**Problem details:** Drop every picture. Then return, exactly, the lines from the beginning of the listing below through the one containing "const panelALetterY = [0.379, 0.579];".

**Collected material:**
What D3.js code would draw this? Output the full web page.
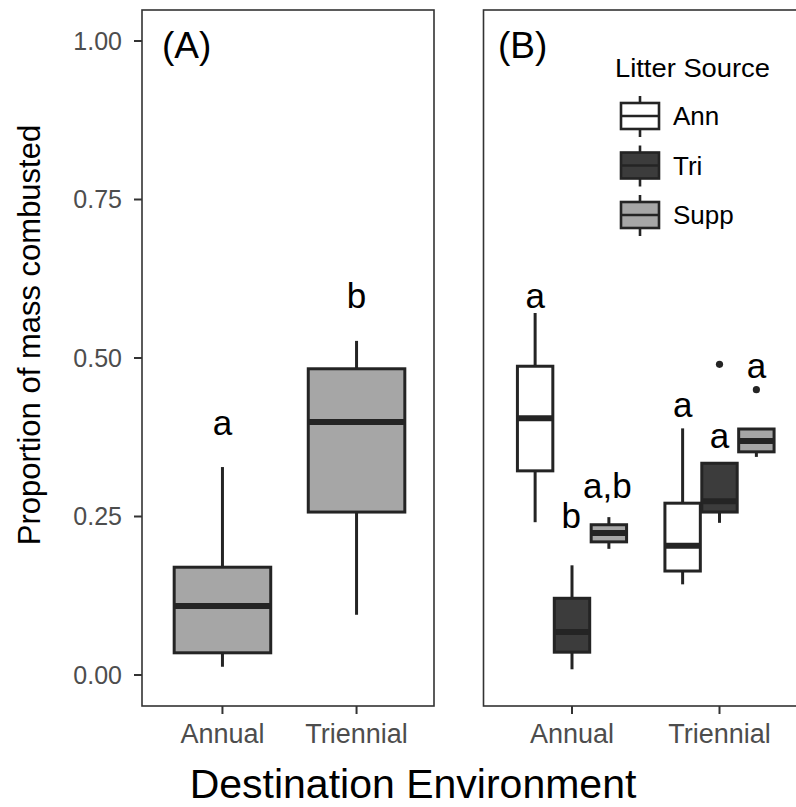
<!DOCTYPE html>
<html>
<head>
<meta charset="utf-8">
<script src="https://cdn.jsdelivr.net/npm/d3@7"></script>
<style>
  html, body { margin: 0; padding: 0; background: #fff; }
  svg { display: block; font-family: "Liberation Sans", Arial, Helvetica, sans-serif; }
</style>
</head>
<body>
<svg id="chart" width="796" height="807"></svg>
<script>
// ---------------- DATA ----------------
const categories = ["Annual", "Triennial"];
const sources = ["Ann", "Tri", "Supp"];
const yTicks = [0, 0.25, 0.5, 0.75, 1.0];

// Panel A: five-number summaries per destination [lowWhisker, q1, median, q3, highWhisker]
const panelAAnnual = [0.013, 0.035, 0.109, 0.170, 0.328];
const panelATriennial = [0.095, 0.257, 0.399, 0.483, 0.527];
const panelALetters = ["a", "b"];
const panelALetterY = [0.379, 0.579];

// Panel B: five-number summaries per litter source and destination
const annAnnual = [0.241, 0.322, 0.405, 0.487, 0.571];
const annTriennial = [0.143, 0.164, 0.204, 0.271, 0.389];
const triAnnual = [0.009, 0.036, 0.068, 0.121, 0.173];
const triTriennial = [0.240, 0.257, 0.274, 0.334, 0.334];
const suppAnnual = [0.199, 0.210, 0.224, 0.237, 0.249];
const suppTriennial = [0.344, 0.352, 0.369, 0.388, 0.388];
const triTriennialOutliers = [0.490];
const suppTriennialOutliers = [0.450];

const panelBLettersAnnual = ["a", "b", "a,b"];
const panelBLettersTriennial = ["a", "a", "a"];
const panelBLetterYAnnual = [0.579, 0.232, 0.279];
const panelBLetterYTriennial = [0.407, 0.358, 0.468];
const panelBLetterShiftAnnual = [0, -0.05, -0.1];
const panelBLetterShiftTriennial = [0, 0, 0];

// ---------------- STYLE ----------------
const fillA = "#a6a6a6";
const sourceFill = { Ann: "#ffffff", Tri: "#3c3c3c", Supp: "#a6a6a6" };
const boxStroke = "#242424";
const frameColor = "#333333";
const tickTextColor = "#4d4d4d";

const svg = d3.select("#chart");

const panelTop = 10, panelBottom = 706;
const y = d3.scaleLinear().domain([0, 1]).range([675, 41]);

// x scales: continuous positions for discrete categories (ggplot-like expansion 0.6)
const xA = d3.scaleLinear().domain([0.4, 2.6]).range([142, 437]);
const xB = d3.scaleLinear().domain([0.4, 2.6]).range([483.5, 808]);
const catIndex = d3.scaleOrdinal().domain(categories).range([1, 2]);
const dodge = d3.scaleBand().domain(sources).range([-0.375, 0.375]);

function drawBox(g, cx, halfW, stats, fill, sw, medW) {
  const [lo, q1, med, q3, hi] = stats;
  g.append("line").attr("x1", cx).attr("x2", cx).attr("y1", y(q3)).attr("y2", y(hi))
    .attr("stroke", boxStroke).attr("stroke-width", sw);
  g.append("line").attr("x1", cx).attr("x2", cx).attr("y1", y(q1)).attr("y2", y(lo))
    .attr("stroke", boxStroke).attr("stroke-width", sw);
  g.append("rect").attr("x", cx - halfW).attr("y", y(q3))
    .attr("width", 2 * halfW).attr("height", y(q1) - y(q3))
    .attr("fill", fill).attr("stroke", boxStroke).attr("stroke-width", sw);
  g.append("line").attr("x1", cx - halfW).attr("x2", cx + halfW).attr("y1", y(med)).attr("y2", y(med))
    .attr("stroke", boxStroke).attr("stroke-width", medW);
}

function drawFrame(x0, x1) {
  svg.append("rect").attr("x", x0).attr("y", panelTop).attr("width", x1 - x0).attr("height", panelBottom - panelTop)
    .attr("fill", "none").attr("stroke", frameColor).attr("stroke-width", 1.6);
}

function drawXAxis(xs) {
  const g = svg.append("g");
  categories.forEach(c => {
    const px = xs(catIndex(c));
    g.append("line").attr("x1", px).attr("x2", px).attr("y1", panelBottom).attr("y2", panelBottom + 8)
      .attr("stroke", frameColor).attr("stroke-width", 2);
    g.append("text").attr("x", px).attr("y", 743).attr("text-anchor", "middle")
      .attr("font-size", 27).attr("fill", tickTextColor).text(c);
  });
}

// ---------------- PANEL A ----------------
const gA = svg.append("g");
const panelAStats = [panelAAnnual, panelATriennial];
categories.forEach((c, i) => {
  const cx = xA(catIndex(c));
  const halfW = (xA(1.36) - xA(1));
  drawBox(gA, cx, halfW, panelAStats[i], fillA, 3, 6);
  gA.append("text").attr("x", cx).attr("y", y(panelALetterY[i]))
    .attr("text-anchor", "middle").attr("font-size", 35).attr("fill", "#000").text(panelALetters[i]);
});
drawFrame(142, 434);
svg.append("text").attr("x", 162).attr("y", 58).attr("font-size", 37).text("(A)");

// y axis (left of panel A)
const yg = svg.append("g");
yTicks.forEach(t => {
  yg.append("line").attr("x1", 134).attr("x2", 142).attr("y1", y(t)).attr("y2", y(t))
    .attr("stroke", frameColor).attr("stroke-width", 2);
  yg.append("text").attr("x", 122).attr("y", y(t)).attr("dy", "0.35em")
    .attr("text-anchor", "end").attr("font-size", 25).attr("fill", tickTextColor)
    .text(d3.format(".2f")(t));
});
drawXAxis(xA);

// ---------------- PANEL B ----------------
const gB = svg.append("g");
const statsB = {
  Ann: [annAnnual, annTriennial],
  Tri: [triAnnual, triTriennial],
  Supp: [suppAnnual, suppTriennial]
};
const outliersB = { Ann: [[], []], Tri: [[], triTriennialOutliers], Supp: [[], suppTriennialOutliers] };
const bw = dodge.bandwidth();
categories.forEach((c, i) => {
  sources.forEach(s => {
    const centerVal = catIndex(c) + dodge(s) + bw / 2;
    const cx = xB(centerVal);
    const halfW = (xB(centerVal + bw / 2) - xB(centerVal)) * 0.96;
    drawBox(gB, cx, halfW, statsB[s][i], sourceFill[s], 3, 6);
    outliersB[s][i].forEach(v => {
      gB.append("circle").attr("cx", cx).attr("cy", y(v)).attr("r", 3.6).attr("fill", boxStroke);
    });
  });
});
const lettersB = [panelBLettersAnnual, panelBLettersTriennial];
const lettersBY = [panelBLetterYAnnual, panelBLetterYTriennial];
const lettersBShift = [panelBLetterShiftAnnual, panelBLetterShiftTriennial];
categories.forEach((c, i) => {
  sources.forEach((s, j) => {
    const centerVal = catIndex(c) + dodge(s) + bw / 2;
    gB.append("text").attr("x", xB(centerVal + lettersBShift[i][j] * 0.1))
      .attr("y", y(lettersBY[i][j])).attr("text-anchor", "middle")
      .attr("font-size", 35).attr("fill", "#000").text(lettersB[i][j]);
  });
});
drawFrame(483.5, 830);
svg.append("text").attr("x", 498).attr("y", 58).attr("font-size", 37).text("(B)");
drawXAxis(xB);

// ---------------- LEGEND ----------------
const lg = svg.append("g");
lg.append("text").attr("x", 615).attr("y", 77).attr("font-size", 26).attr("fill", "#000")
  .attr("textLength", 155).attr("lengthAdjust", "spacingAndGlyphs").text("Litter Source");
sources.forEach((s, k) => {
  const cy = 116 + k * 49.5;
  const x0 = 621, x1 = 659, cxk = 640;
  lg.append("line").attr("x1", cxk).attr("x2", cxk).attr("y1", cy - 20).attr("y2", cy + 21)
    .attr("stroke", boxStroke).attr("stroke-width", 2.6);
  lg.append("rect").attr("x", x0).attr("y", cy - 13).attr("width", x1 - x0).attr("height", 26)
    .attr("fill", sourceFill[s]).attr("stroke", boxStroke).attr("stroke-width", 2.6);
  lg.append("line").attr("x1", x0).attr("x2", x1).attr("y1", cy).attr("y2", cy)
    .attr("stroke", boxStroke).attr("stroke-width", 2.6);
  lg.append("text").attr("x", 673).attr("y", cy).attr("dy", "0.36em").attr("font-size", 26)
    .attr("fill", "#000").text(s);
});

// ---------------- AXIS TITLES ----------------
svg.append("text").attr("x", 413).attr("y", 798).attr("text-anchor", "middle")
  .attr("font-size", 41).attr("fill", "#000").text("Destination Environment");
svg.append("text").attr("transform", "translate(40,335) rotate(-90)")
  .attr("text-anchor", "middle").attr("font-size", 31).attr("fill", "#000")
  .text("Proportion of mass combusted");
</script>
</body>
</html>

**Task answer:**
What D3.js code would draw this? Output the full web page.
<!DOCTYPE html>
<html>
<head>
<meta charset="utf-8">
<script src="https://cdn.jsdelivr.net/npm/d3@7"></script>
<style>
  html, body { margin: 0; padding: 0; background: #fff; }
  svg { display: block; font-family: "Liberation Sans", Arial, Helvetica, sans-serif; }
</style>
</head>
<body>
<svg id="chart" width="796" height="807"></svg>
<script>
// ---------------- DATA ----------------
const categories = ["Annual", "Triennial"];
const sources = ["Ann", "Tri", "Supp"];
const yTicks = [0, 0.25, 0.5, 0.75, 1.0];

// Panel A: five-number summaries per destination [lowWhisker, q1, median, q3, highWhisker]
const panelAAnnual = [0.013, 0.035, 0.109, 0.170, 0.328];
const panelATriennial = [0.095, 0.257, 0.399, 0.483, 0.527];
const panelALetters = ["a", "b"];
const panelALetterY = [0.379, 0.579];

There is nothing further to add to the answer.